On the twelfth day, use of the yolk contributing to growth caused reduction of yolk size. By the fifteenth day of development about 940 hatchlings were collected and placed into a separate 2 liter bottles. At this stage larvae had pectoral fins, and well-developed eyes. They reached a size of 4-6 mm.

DISCUSSION AND CONCLUSION

The GtH hormone used on winter flounder was successful in inducing spawning. All of the injected flounder had a reaction to the GtH hormone, except one female that did not spawn. This could have been a result of premature stripping efforts.

The development and hatching of the eggs were greatly accelerated as compared with reported data obtained by related research. This could be explained by the results found by Carolyn A. Rogers of NOAA corresponding to temperature and duration of hatching intervals.

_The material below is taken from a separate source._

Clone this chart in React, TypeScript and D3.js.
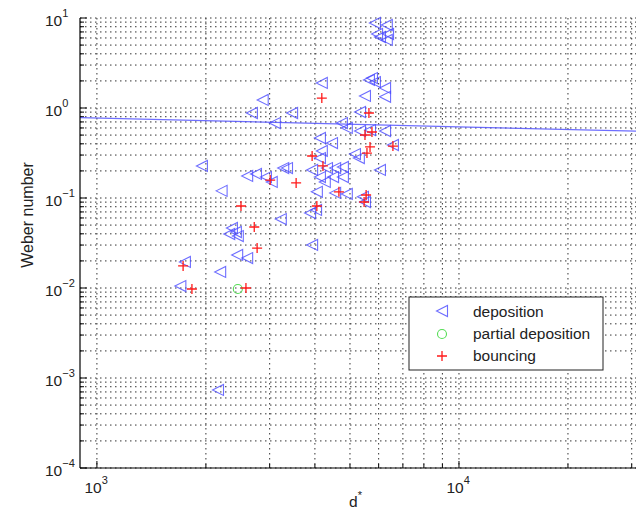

Most of the hatchlings were incubated in one 2-liter plastic bottle. Eggs incubated in the 2-liter bottles had a better hatching success rate than those in plastic trays with surface aeration. The bottle that was most successful in production of hatchlings was kept at a lower aeration level than other bottles. The inference could be drawn that less dissolved oxygen is needed by the eggs and that they should have little agitation during incubation.

In conclusion, the GtH hormone and the experimental protocol were successful in artificial spawning and rearing of winter flounder. To get optimal results, the following conditions are suggested:

Aeration must be controlled to maintain a constant oxygen level in the water and to reduce agitation to the developing eggs.

Temperature must be maintained within a range of 1-6(C, for optimal egg development.

Salinity should be maintained within 20 to 30 ppt.

Dry method of fertilization is recommended.